Exercise details >>
Output all the data exactly. Pictures do not belong in the copy.

Raw data >>
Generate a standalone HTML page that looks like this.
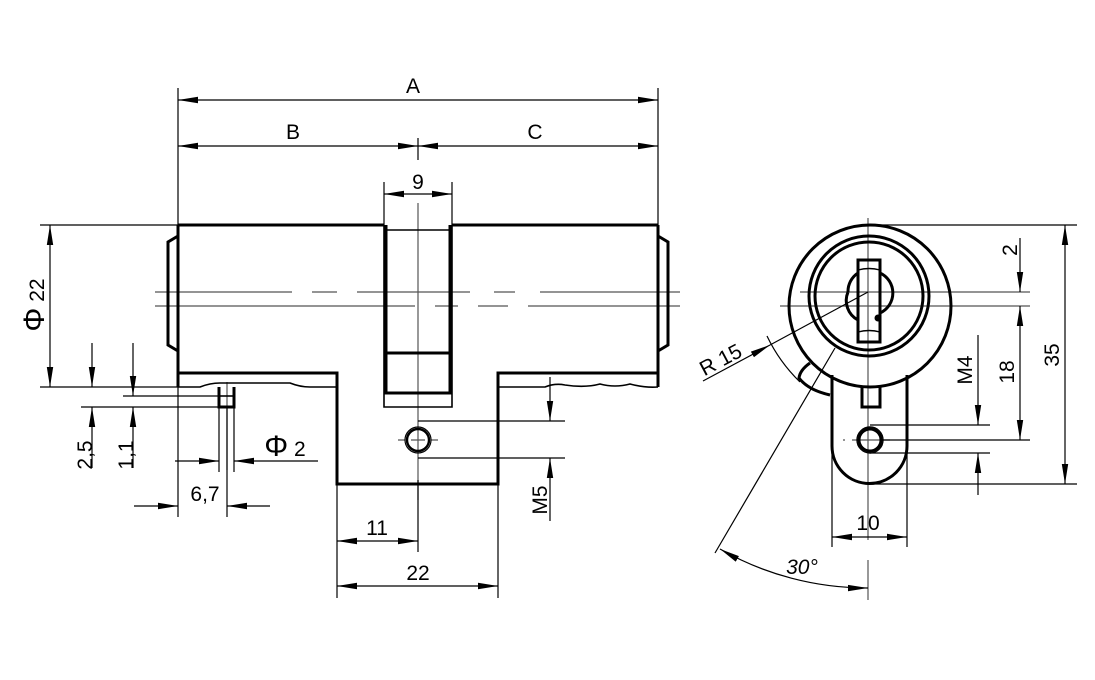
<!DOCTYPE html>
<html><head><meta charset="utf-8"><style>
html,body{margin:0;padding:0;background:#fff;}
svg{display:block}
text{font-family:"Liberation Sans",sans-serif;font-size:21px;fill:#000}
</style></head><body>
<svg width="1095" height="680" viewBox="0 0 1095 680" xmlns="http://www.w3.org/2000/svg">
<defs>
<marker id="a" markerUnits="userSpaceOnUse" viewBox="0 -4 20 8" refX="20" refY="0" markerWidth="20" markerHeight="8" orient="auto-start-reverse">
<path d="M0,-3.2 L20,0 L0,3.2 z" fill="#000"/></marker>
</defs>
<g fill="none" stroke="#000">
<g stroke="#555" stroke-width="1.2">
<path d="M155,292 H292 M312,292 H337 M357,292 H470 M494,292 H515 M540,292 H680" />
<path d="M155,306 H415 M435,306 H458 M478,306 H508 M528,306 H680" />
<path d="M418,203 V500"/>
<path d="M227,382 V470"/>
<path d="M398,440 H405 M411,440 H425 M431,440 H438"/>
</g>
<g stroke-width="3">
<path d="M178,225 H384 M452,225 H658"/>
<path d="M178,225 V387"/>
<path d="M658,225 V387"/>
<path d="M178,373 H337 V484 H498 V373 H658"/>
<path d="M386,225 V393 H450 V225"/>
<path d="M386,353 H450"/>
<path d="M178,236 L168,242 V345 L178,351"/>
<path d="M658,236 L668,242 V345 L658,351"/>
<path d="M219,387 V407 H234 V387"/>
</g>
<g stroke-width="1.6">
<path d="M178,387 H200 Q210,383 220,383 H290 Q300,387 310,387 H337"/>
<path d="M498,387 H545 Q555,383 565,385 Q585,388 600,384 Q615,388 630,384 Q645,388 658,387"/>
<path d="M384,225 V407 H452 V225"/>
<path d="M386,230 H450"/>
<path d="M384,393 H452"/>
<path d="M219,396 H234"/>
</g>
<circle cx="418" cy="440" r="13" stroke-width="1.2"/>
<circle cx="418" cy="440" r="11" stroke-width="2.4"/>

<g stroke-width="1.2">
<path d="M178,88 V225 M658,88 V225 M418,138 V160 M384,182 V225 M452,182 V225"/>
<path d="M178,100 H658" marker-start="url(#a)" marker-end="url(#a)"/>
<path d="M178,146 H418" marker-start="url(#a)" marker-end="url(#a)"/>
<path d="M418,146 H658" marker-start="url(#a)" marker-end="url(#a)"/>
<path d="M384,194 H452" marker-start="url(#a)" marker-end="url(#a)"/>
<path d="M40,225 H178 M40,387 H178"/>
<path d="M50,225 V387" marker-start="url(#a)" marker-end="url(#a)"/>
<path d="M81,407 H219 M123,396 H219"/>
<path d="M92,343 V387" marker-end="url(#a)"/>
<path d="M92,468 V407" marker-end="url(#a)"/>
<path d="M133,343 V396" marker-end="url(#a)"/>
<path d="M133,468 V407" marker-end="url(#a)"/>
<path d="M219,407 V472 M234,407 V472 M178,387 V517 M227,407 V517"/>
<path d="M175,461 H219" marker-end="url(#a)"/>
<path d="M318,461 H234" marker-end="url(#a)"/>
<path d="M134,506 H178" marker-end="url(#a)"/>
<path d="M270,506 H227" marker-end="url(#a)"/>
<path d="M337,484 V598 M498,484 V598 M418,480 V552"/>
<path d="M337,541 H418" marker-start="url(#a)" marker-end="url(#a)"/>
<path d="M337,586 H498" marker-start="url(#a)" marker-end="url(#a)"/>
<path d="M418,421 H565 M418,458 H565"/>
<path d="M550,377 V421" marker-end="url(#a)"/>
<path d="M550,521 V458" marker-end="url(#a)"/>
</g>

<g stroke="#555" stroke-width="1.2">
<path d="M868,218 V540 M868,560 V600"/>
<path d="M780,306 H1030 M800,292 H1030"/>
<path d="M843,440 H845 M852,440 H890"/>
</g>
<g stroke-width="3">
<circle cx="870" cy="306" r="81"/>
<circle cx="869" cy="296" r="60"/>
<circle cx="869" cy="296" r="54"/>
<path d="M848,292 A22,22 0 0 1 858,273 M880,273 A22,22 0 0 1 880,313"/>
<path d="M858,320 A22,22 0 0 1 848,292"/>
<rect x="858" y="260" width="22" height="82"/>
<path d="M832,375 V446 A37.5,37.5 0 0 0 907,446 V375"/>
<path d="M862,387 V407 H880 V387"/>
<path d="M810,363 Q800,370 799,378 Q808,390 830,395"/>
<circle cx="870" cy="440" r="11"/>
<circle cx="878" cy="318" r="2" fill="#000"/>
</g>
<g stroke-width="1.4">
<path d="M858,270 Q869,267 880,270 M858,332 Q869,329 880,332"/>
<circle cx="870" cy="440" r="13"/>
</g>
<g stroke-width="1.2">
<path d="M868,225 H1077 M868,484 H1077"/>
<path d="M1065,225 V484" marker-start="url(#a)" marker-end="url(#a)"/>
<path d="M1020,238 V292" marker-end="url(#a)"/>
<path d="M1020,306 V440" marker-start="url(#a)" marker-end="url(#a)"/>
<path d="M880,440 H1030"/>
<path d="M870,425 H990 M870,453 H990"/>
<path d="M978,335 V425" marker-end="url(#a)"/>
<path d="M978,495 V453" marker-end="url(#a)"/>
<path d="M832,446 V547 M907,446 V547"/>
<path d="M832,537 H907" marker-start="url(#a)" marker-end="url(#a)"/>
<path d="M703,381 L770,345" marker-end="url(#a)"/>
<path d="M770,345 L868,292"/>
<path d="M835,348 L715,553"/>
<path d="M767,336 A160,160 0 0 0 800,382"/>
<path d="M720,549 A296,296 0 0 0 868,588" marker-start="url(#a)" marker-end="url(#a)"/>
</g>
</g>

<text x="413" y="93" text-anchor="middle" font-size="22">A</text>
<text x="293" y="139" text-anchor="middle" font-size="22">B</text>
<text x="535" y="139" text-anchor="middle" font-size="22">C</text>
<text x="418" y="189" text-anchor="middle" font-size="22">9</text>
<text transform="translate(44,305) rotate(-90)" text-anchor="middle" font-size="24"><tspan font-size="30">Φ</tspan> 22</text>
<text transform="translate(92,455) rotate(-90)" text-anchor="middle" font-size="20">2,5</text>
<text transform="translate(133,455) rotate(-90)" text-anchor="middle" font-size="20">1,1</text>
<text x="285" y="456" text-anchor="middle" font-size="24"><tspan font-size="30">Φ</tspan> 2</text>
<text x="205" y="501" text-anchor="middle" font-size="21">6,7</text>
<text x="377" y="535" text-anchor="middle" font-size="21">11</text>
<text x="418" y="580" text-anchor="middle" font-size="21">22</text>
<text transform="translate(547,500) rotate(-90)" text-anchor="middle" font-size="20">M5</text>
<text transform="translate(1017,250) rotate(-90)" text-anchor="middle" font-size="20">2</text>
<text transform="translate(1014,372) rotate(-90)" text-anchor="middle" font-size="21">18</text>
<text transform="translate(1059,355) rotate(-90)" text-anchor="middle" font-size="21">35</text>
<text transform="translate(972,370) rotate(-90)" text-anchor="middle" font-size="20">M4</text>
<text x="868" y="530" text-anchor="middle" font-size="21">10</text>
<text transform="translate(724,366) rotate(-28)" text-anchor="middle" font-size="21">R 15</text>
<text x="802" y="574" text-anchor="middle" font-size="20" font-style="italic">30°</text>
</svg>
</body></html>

In response >>
Generate a standalone HTML page that looks like this.
<!DOCTYPE html>
<html><head><meta charset="utf-8"><style>
html,body{margin:0;padding:0;background:#fff;}
svg{display:block}
text{font-family:"Liberation Sans",sans-serif;font-size:21px;fill:#000}
</style></head><body>
<svg width="1095" height="680" viewBox="0 0 1095 680" xmlns="http://www.w3.org/2000/svg">
<defs>
<marker id="a" markerUnits="userSpaceOnUse" viewBox="0 -4 20 8" refX="20" refY="0" markerWidth="20" markerHeight="8" orient="auto-start-reverse">
<path d="M0,-3.2 L20,0 L0,3.2 z" fill="#000"/></marker>
</defs>
<g fill="none" stroke="#000">
<g stroke="#555" stroke-width="1.2">
<path d="M155,292 H292 M312,292 H337 M357,292 H470 M494,292 H515 M540,292 H680" />
<path d="M155,306 H415 M435,306 H458 M478,306 H508 M528,306 H680" />
<path d="M418,203 V500"/>
<path d="M227,382 V470"/>
<path d="M398,440 H405 M411,440 H425 M431,440 H438"/>
</g>
<g stroke-width="3">
<path d="M178,225 H384 M452,225 H658"/>
<path d="M178,225 V387"/>
<path d="M658,225 V387"/>
<path d="M178,373 H337 V484 H498 V373 H658"/>
<path d="M386,225 V393 H450 V225"/>
<path d="M386,353 H450"/>
<path d="M178,236 L168,242 V345 L178,351"/>
<path d="M658,236 L668,242 V345 L658,351"/>
<path d="M219,387 V407 H234 V387"/>
</g>
<g stroke-width="1.6">
<path d="M178,387 H200 Q210,383 220,383 H290 Q300,387 310,387 H337"/>
<path d="M498,387 H545 Q555,383 565,385 Q585,388 600,384 Q615,388 630,384 Q645,388 658,387"/>
<path d="M384,225 V407 H452 V225"/>
<path d="M386,230 H450"/>
<path d="M384,393 H452"/>
<path d="M219,396 H234"/>
</g>
<circle cx="418" cy="440" r="13" stroke-width="1.2"/>
<circle cx="418" cy="440" r="11" stroke-width="2.4"/>

<g stroke-width="1.2">
<path d="M178,88 V225 M658,88 V225 M418,138 V160 M384,182 V225 M452,182 V225"/>
<path d="M178,100 H658" marker-start="url(#a)" marker-end="url(#a)"/>
<path d="M178,146 H418" marker-start="url(#a)" marker-end="url(#a)"/>
<path d="M418,146 H658" marker-start="url(#a)" marker-end="url(#a)"/>
<path d="M384,194 H452" marker-start="url(#a)" marker-end="url(#a)"/>
<path d="M40,225 H178 M40,387 H178"/>
<path d="M50,225 V387" marker-start="url(#a)" marker-end="url(#a)"/>
<path d="M81,407 H219 M123,396 H219"/>
<path d="M92,343 V387" marker-end="url(#a)"/>
<path d="M92,468 V407" marker-end="url(#a)"/>
<path d="M133,343 V396" marker-end="url(#a)"/>
<path d="M133,468 V407" marker-end="url(#a)"/>
<path d="M219,407 V472 M234,407 V472 M178,387 V517 M227,407 V517"/>
<path d="M175,461 H219" marker-end="url(#a)"/>
<path d="M318,461 H234" marker-end="url(#a)"/>
<path d="M134,506 H178" marker-end="url(#a)"/>
<path d="M270,506 H227" marker-end="url(#a)"/>
<path d="M337,484 V598 M498,484 V598 M418,480 V552"/>
<path d="M337,541 H418" marker-start="url(#a)" marker-end="url(#a)"/>
<path d="M337,586 H498" marker-start="url(#a)" marker-end="url(#a)"/>
<path d="M418,421 H565 M418,458 H565"/>
<path d="M550,377 V421" marker-end="url(#a)"/>
<path d="M550,521 V458" marker-end="url(#a)"/>
</g>

<g stroke="#555" stroke-width="1.2">
<path d="M868,218 V540 M868,560 V600"/>
<path d="M780,306 H1030 M800,292 H1030"/>
<path d="M843,440 H845 M852,440 H890"/>
</g>
<g stroke-width="3">
<circle cx="870" cy="306" r="81"/>
<circle cx="869" cy="296" r="60"/>
<circle cx="869" cy="296" r="54"/>
<path d="M848,292 A22,22 0 0 1 858,273 M880,273 A22,22 0 0 1 880,313"/>
<path d="M858,320 A22,22 0 0 1 848,292"/>
<rect x="858" y="260" width="22" height="82"/>
<path d="M832,375 V446 A37.5,37.5 0 0 0 907,446 V375"/>
<path d="M862,387 V407 H880 V387"/>
<path d="M810,363 Q800,370 799,378 Q808,390 830,395"/>
<circle cx="870" cy="440" r="11"/>
<circle cx="878" cy="318" r="2" fill="#000"/>
</g>
<g stroke-width="1.4">
<path d="M858,270 Q869,267 880,270 M858,332 Q869,329 880,332"/>
<circle cx="870" cy="440" r="13"/>
</g>
<g stroke-width="1.2">
<path d="M868,225 H1077 M868,484 H1077"/>
<path d="M1065,225 V484" marker-start="url(#a)" marker-end="url(#a)"/>
<path d="M1020,238 V292" marker-end="url(#a)"/>
<path d="M1020,306 V440" marker-start="url(#a)" marker-end="url(#a)"/>
<path d="M880,440 H1030"/>
<path d="M870,425 H990 M870,453 H990"/>
<path d="M978,335 V425" marker-end="url(#a)"/>
<path d="M978,495 V453" marker-end="url(#a)"/>
<path d="M832,446 V547 M907,446 V547"/>
<path d="M832,537 H907" marker-start="url(#a)" marker-end="url(#a)"/>
<path d="M703,381 L770,345" marker-end="url(#a)"/>
<path d="M770,345 L868,292"/>
<path d="M835,348 L715,553"/>
<path d="M767,336 A160,160 0 0 0 800,382"/>
<path d="M720,549 A296,296 0 0 0 868,588" marker-start="url(#a)" marker-end="url(#a)"/>
</g>
</g>

<text x="413" y="93" text-anchor="middle" font-size="22">A</text>
<text x="293" y="139" text-anchor="middle" font-size="22">B</text>
<text x="535" y="139" text-anchor="middle" font-size="22">C</text>
<text x="418" y="189" text-anchor="middle" font-size="22">9</text>
<text transform="translate(44,305) rotate(-90)" text-anchor="middle" font-size="24"><tspan font-size="30">Φ</tspan> 22</text>
<text transform="translate(92,455) rotate(-90)" text-anchor="middle" font-size="20">2,5</text>
<text transform="translate(133,455) rotate(-90)" text-anchor="middle" font-size="20">1,1</text>
<text x="285" y="456" text-anchor="middle" font-size="24"><tspan font-size="30">Φ</tspan> 2</text>
<text x="205" y="501" text-anchor="middle" font-size="21">6,7</text>
<text x="377" y="535" text-anchor="middle" font-size="21">11</text>
<text x="418" y="580" text-anchor="middle" font-size="21">22</text>
<text transform="translate(547,500) rotate(-90)" text-anchor="middle" font-size="20">M5</text>
<text transform="translate(1017,250) rotate(-90)" text-anchor="middle" font-size="20">2</text>
<text transform="translate(1014,372) rotate(-90)" text-anchor="middle" font-size="21">18</text>
<text transform="translate(1059,355) rotate(-90)" text-anchor="middle" font-size="21">35</text>
<text transform="translate(972,370) rotate(-90)" text-anchor="middle" font-size="20">M4</text>
<text x="868" y="530" text-anchor="middle" font-size="21">10</text>
<text transform="translate(724,366) rotate(-28)" text-anchor="middle" font-size="21">R 15</text>
<text x="802" y="574" text-anchor="middle" font-size="20" font-style="italic">30°</text>
</svg>
</body></html>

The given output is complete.